Don’t Cry For Me Withdean
“Don’t cry for me Withdean
The truth is I never loved you
All through my away days
My nomad existence
I kept my promise
And kept my distance”
[With apologies now to Tim Rice]
Last Saturday against Tranmere I bade farewell to Withdean Stadium as the team turned out a day in the office performance. In the first half the game was pedestrian at best, but in the end a penalty decision and moment of magic from Murray meant I left Withdean smiling. I said goodbye with no tear in my eye.
Over the post-match pint in the Sportsman I mulled over my relationship with Withdean over the last twelve or so years. I’ve probably averaged a game a year there. I live in the Midlands now so distance and other commitments may make that understandable yet every season I’ve followed the club regularly across the country as a travelling supporter. Happy and not so happy memories come flooding back – mid-week games at Hereford, Rotherham, Stoke and Peterborough. Treks across the country to Lincoln, Grimsby, Cardiff, Swansea. Even the words Friday night in Hull bring a strange smile to the face. 1-7 at Huddersfield on a Tuesday night was a long journey back.

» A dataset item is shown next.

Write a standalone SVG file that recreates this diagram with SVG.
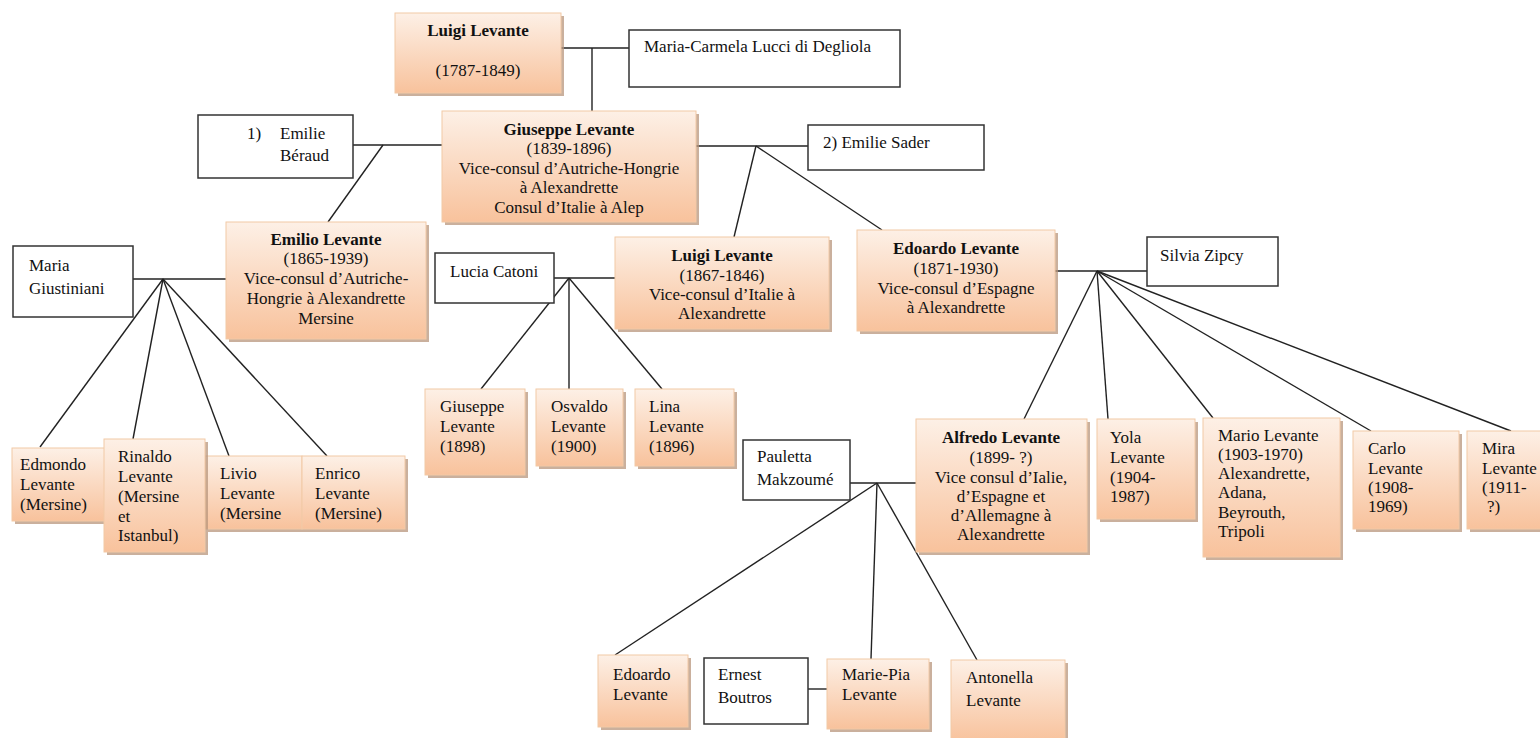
<svg xmlns="http://www.w3.org/2000/svg" width="1540" height="738" viewBox="0 0 1540 738">
<defs>
<linearGradient id="og" x1="0" y1="0" x2="0" y2="1">
<stop offset="0" stop-color="#fdf0e6"/>
<stop offset="1" stop-color="#f8c29c"/>
</linearGradient>
<style>
.sh{fill:#b8967c;opacity:0.75}
.ob{fill:url(#og);stroke:#f2c9a6;stroke-width:1}
.wb{fill:#fff;stroke:#333;stroke-width:1.5}
text{font-family:"Liberation Serif","Times New Roman",serif;font-size:17px;fill:#111}
.b{font-weight:bold}
.c{text-anchor:middle}
.ln{stroke:#222;stroke-width:1.4;fill:none}
</style>
</defs>
<rect width="1540" height="738" fill="#fff"/>

<g id="connectors" class="ln">
<line x1="561" y1="48" x2="629" y2="48"/>
<line x1="592" y1="48" x2="592" y2="111"/>
<line x1="353" y1="145" x2="442" y2="145"/>
<line x1="383" y1="145" x2="328" y2="222"/>
<line x1="696" y1="146" x2="808" y2="146"/>
<line x1="756" y1="146" x2="734" y2="237"/>
<line x1="756" y1="146" x2="882" y2="230"/>
<line x1="133" y1="279" x2="226" y2="279"/>
<line x1="163" y1="279" x2="40" y2="447"/>
<line x1="163" y1="279" x2="133" y2="439"/>
<line x1="163" y1="279" x2="229" y2="456"/>
<line x1="163" y1="279" x2="327" y2="456"/>
<line x1="554" y1="278" x2="615" y2="278"/>
<line x1="569" y1="278" x2="481" y2="389"/>
<line x1="569" y1="278" x2="569" y2="389"/>
<line x1="569" y1="278" x2="662" y2="389"/>
<line x1="1055" y1="271" x2="1147" y2="271"/>
<line x1="1097" y1="271" x2="1024" y2="419"/>
<line x1="1097" y1="271" x2="1108" y2="419"/>
<line x1="1097" y1="271" x2="1213" y2="418"/>
<line x1="1097" y1="271" x2="1371" y2="431"/>
<line x1="1097" y1="271" x2="1511" y2="431"/>
<line x1="850" y1="483" x2="916" y2="483"/>
<line x1="877" y1="483" x2="615" y2="655"/>
<line x1="877" y1="483" x2="871" y2="659"/>
<line x1="877" y1="483" x2="977" y2="660"/>
<line x1="808" y1="689" x2="827" y2="689"/>
</g>

<g id="luigi-1787">
<rect class="sh" x="398" y="16" width="166" height="80"/>
<rect class="ob" x="395" y="13" width="166" height="80"/>
<text class="b c" x="478" y="36">Luigi Levante</text>
<text class="c" x="478" y="76">(1787-1849)</text>
</g>

<g id="maria-carmela">
<rect class="wb" x="629" y="30" width="271" height="57"/>
<text x="644" y="52">Maria-Carmela Lucci di Degliola</text>
</g>

<g id="giuseppe-1839">
<rect class="sh" x="445" y="114" width="254" height="111"/>
<rect class="ob" x="442" y="111" width="254" height="111"/>
<text class="b c" x="569" y="135">Giuseppe Levante</text>
<text class="c" x="569" y="154">(1839-1896)</text>
<text class="c" x="569" y="173.5">Vice-consul d’Autriche-Hongrie</text>
<text class="c" x="569" y="193">à Alexandrette</text>
<text class="c" x="569" y="212.5">Consul d’Italie à Alep</text>
</g>

<g id="emilie-beraud">
<rect class="wb" x="198" y="115" width="155" height="63"/>
<text x="247" y="139">1)</text>
<text x="280" y="139">Emilie</text>
<text x="280" y="161">Béraud</text>
</g>

<g id="emilie-sader">
<rect class="wb" x="808" y="125" width="176" height="45"/>
<text x="823" y="148">2) Emilie Sader</text>
</g>

<g id="emilio">
<rect class="sh" x="229" y="225" width="200" height="117"/>
<rect class="ob" x="226" y="222" width="200" height="117"/>
<text class="b c" x="326" y="245">Emilio Levante</text>
<text class="c" x="326" y="264">(1865-1939)</text>
<text class="c" x="326" y="284">Vice-consul d’Autriche-</text>
<text class="c" x="326" y="304">Hongrie à Alexandrette</text>
<text class="c" x="326" y="324">Mersine</text>
</g>

<g id="maria-giustiniani">
<rect class="wb" x="13" y="246" width="120" height="71"/>
<text x="29" y="271">Maria</text>
<text x="29" y="294">Giustiniani</text>
</g>

<g id="luigi-1867">
<rect class="sh" x="618" y="240" width="214" height="92"/>
<rect class="ob" x="615" y="237" width="214" height="92"/>
<text class="b c" x="722" y="261">Luigi Levante</text>
<text class="c" x="722" y="281">(1867-1846)</text>
<text class="c" x="722" y="300">Vice-consul d’Italie à</text>
<text class="c" x="722" y="319">Alexandrette</text>
</g>

<g id="lucia-catoni">
<rect class="wb" x="435" y="253" width="119" height="50"/>
<text x="450" y="277">Lucia Catoni</text>
</g>

<g id="edoardo-1871">
<rect class="sh" x="860" y="233" width="198" height="101"/>
<rect class="ob" x="857" y="230" width="198" height="101"/>
<text class="b c" x="956" y="254">Edoardo Levante</text>
<text class="c" x="956" y="274">(1871-1930)</text>
<text class="c" x="956" y="294">Vice-consul d’Espagne</text>
<text class="c" x="956" y="313">à Alexandrette</text>
</g>

<g id="silvia-zipcy">
<rect class="wb" x="1147" y="237" width="131" height="49"/>
<text x="1160" y="261">Silvia Zipcy</text>
</g>

<g id="edmondo">
<rect class="sh" x="15" y="451" width="93" height="73"/>
<rect class="ob" x="12" y="448" width="93" height="73"/>
<text x="20" y="470">Edmondo</text>
<text x="20" y="490">Levante</text>
<text x="20" y="510">(Mersine)</text>
</g>

<g id="livio">
<rect class="sh" x="208" y="459" width="97" height="73"/>
<rect class="ob" x="205" y="456" width="97" height="73"/>
<text x="220" y="479">Livio</text>
<text x="220" y="499">Levante</text>
<text x="220" y="519">(Mersine</text>
</g>

<g id="enrico">
<rect class="sh" x="305" y="459" width="103" height="73"/>
<rect class="ob" x="302" y="456" width="103" height="73"/>
<text x="315" y="479">Enrico</text>
<text x="315" y="499">Levante</text>
<text x="315" y="519">(Mersine)</text>
</g>

<g id="rinaldo">
<rect class="sh" x="107" y="442" width="101" height="113"/>
<rect class="ob" x="104" y="439" width="101" height="113"/>
<text x="118" y="462">Rinaldo</text>
<text x="118" y="482">Levante</text>
<text x="118" y="502">(Mersine</text>
<text x="118" y="522">et</text>
<text x="118" y="541">Istanbul)</text>
</g>

<g id="giuseppe-1898">
<rect class="sh" x="428" y="392" width="100" height="86"/>
<rect class="ob" x="425" y="389" width="100" height="86"/>
<text x="440" y="412">Giuseppe</text>
<text x="440" y="432">Levante</text>
<text x="440" y="452">(1898)</text>
</g>

<g id="osvaldo">
<rect class="sh" x="539" y="392" width="87" height="77"/>
<rect class="ob" x="536" y="389" width="87" height="77"/>
<text x="551" y="412">Osvaldo</text>
<text x="551" y="432">Levante</text>
<text x="551" y="452">(1900)</text>
</g>

<g id="lina">
<rect class="sh" x="638" y="392" width="99" height="77"/>
<rect class="ob" x="635" y="389" width="99" height="77"/>
<text x="649" y="412">Lina</text>
<text x="649" y="432">Levante</text>
<text x="649" y="452">(1896)</text>
</g>

<g id="alfredo">
<rect class="sh" x="919" y="422" width="171" height="133"/>
<rect class="ob" x="916" y="419" width="171" height="133"/>
<text class="b c" x="1001" y="443">Alfredo Levante</text>
<text class="c" x="1001" y="463">(1899- ?)</text>
<text class="c" x="1001" y="483">Vice consul d’Ialie,</text>
<text class="c" x="1001" y="502">d’Espagne et</text>
<text class="c" x="1001" y="521">d’Allemagne à</text>
<text class="c" x="1001" y="540">Alexandrette</text>
</g>

<g id="yola">
<rect class="sh" x="1100" y="422" width="98" height="100"/>
<rect class="ob" x="1097" y="419" width="98" height="100"/>
<text x="1110" y="443">Yola</text>
<text x="1110" y="463">Levante</text>
<text x="1110" y="483">(1904-</text>
<text x="1110" y="502">1987)</text>
</g>

<g id="mario">
<rect class="sh" x="1206" y="421" width="137" height="139"/>
<rect class="ob" x="1203" y="418" width="137" height="139"/>
<text x="1218" y="441">Mario Levante</text>
<text x="1218" y="460">(1903-1970)</text>
<text x="1218" y="479">Alexandrette,</text>
<text x="1218" y="498">Adana,</text>
<text x="1218" y="518">Beyrouth,</text>
<text x="1218" y="537">Tripoli</text>
</g>

<g id="carlo">
<rect class="sh" x="1356" y="434" width="106" height="98"/>
<rect class="ob" x="1353" y="431" width="106" height="98"/>
<text x="1368" y="454">Carlo</text>
<text x="1368" y="474">Levante</text>
<text x="1368" y="493">(1908-</text>
<text x="1368" y="512">1969)</text>
</g>

<g id="mira">
<rect class="sh" x="1470" y="434" width="80" height="98"/>
<rect class="ob" x="1467" y="431" width="80" height="98"/>
<text x="1482" y="454">Mira</text>
<text x="1482" y="474">Levante</text>
<text x="1482" y="493">(1911-</text>
<text x="1487" y="512">?)</text>
</g>

<g id="pauletta">
<rect class="wb" x="743" y="440" width="107" height="60"/>
<text x="757" y="462">Pauletta</text>
<text x="757" y="485">Makzoumé</text>
</g>

<g id="edoardo-grandson">
<rect class="sh" x="601" y="658" width="90" height="72"/>
<rect class="ob" x="598" y="655" width="90" height="72"/>
<text x="613" y="680">Edoardo</text>
<text x="613" y="700">Levante</text>
</g>

<g id="ernest-boutros">
<rect class="wb" x="704" y="658" width="104" height="66"/>
<text x="718" y="680">Ernest</text>
<text x="718" y="703">Boutros</text>
</g>

<g id="marie-pia">
<rect class="sh" x="830" y="662" width="102" height="70"/>
<rect class="ob" x="827" y="659" width="102" height="70"/>
<text x="842" y="680">Marie-Pia</text>
<text x="842" y="700">Levante</text>
</g>

<g id="antonella">
<rect class="sh" x="954" y="663" width="114" height="82"/>
<rect class="ob" x="951" y="660" width="114" height="82"/>
<text x="966" y="683">Antonella</text>
<text x="966" y="706">Levante</text>
</g>
</svg>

So why not go home to Withdean as often? It’s not that much further to travel. I guess because it’s never felt like home. From the word go it felt like we’d moved in to digs. We never went out and bought the best furniture. We never hung our own pictures on the wall, we kept them all in storage waiting for the proper home. As fans, we’ve never become too emotionally attached as our real home was always just around the corner. Like Del Trotter we’ve kept saying “This time next year we’ll be millionaires”. And actually, this time in six months it’ll feel like we are…
Which is why like so many others I’ve emotionally invested in our travelling exploits – admiring the homes of others, and making myself comfortable there. I’m not alone – I think so many other Seagulls fans have felt the same. Over the years, I’ve taken a number of friends along to have the travelling Brighton experience and they’ve instantly remarked on our sense of humour, our joy in just being there and the affinity between fans and team. In the late 90s and early 00s that joy of still existing and then finding glory again was irresistible.
Some friends have stayed on to adopt the Seagulls as their club for the last 10 years and more – I took two along on Saturday to say Hello Goodbye to Withdean. – they’ve followed the Seagulls as an adopted club for gone ten years now as dedicated as any true Brightonian but never visited Withdean. I’d warned them all along that there would be disappointment, and sure enough there was. Maybe we’d chosen a bad game to visit but there was no sense of the passion and joy in the stands that comes with travelling and so we said goodbye and look forward to the Amex. Oh, and Oldham on Saturday and Rochdale a few weeks later…
As part of the weekend we went to visit the Amex. “Don’t know whether I’ll know exactly where it is”, I said as we skirted Coldean and turned the corner on to the Lewes Road section. But there was no missing it as it rose gracefully and impressively in to our sight above the A27, and suddenly I felt We’re Home. We can start hanging up our pictures and if we’re lucky maybe there’ll be some silverware for the mantelpiece soon.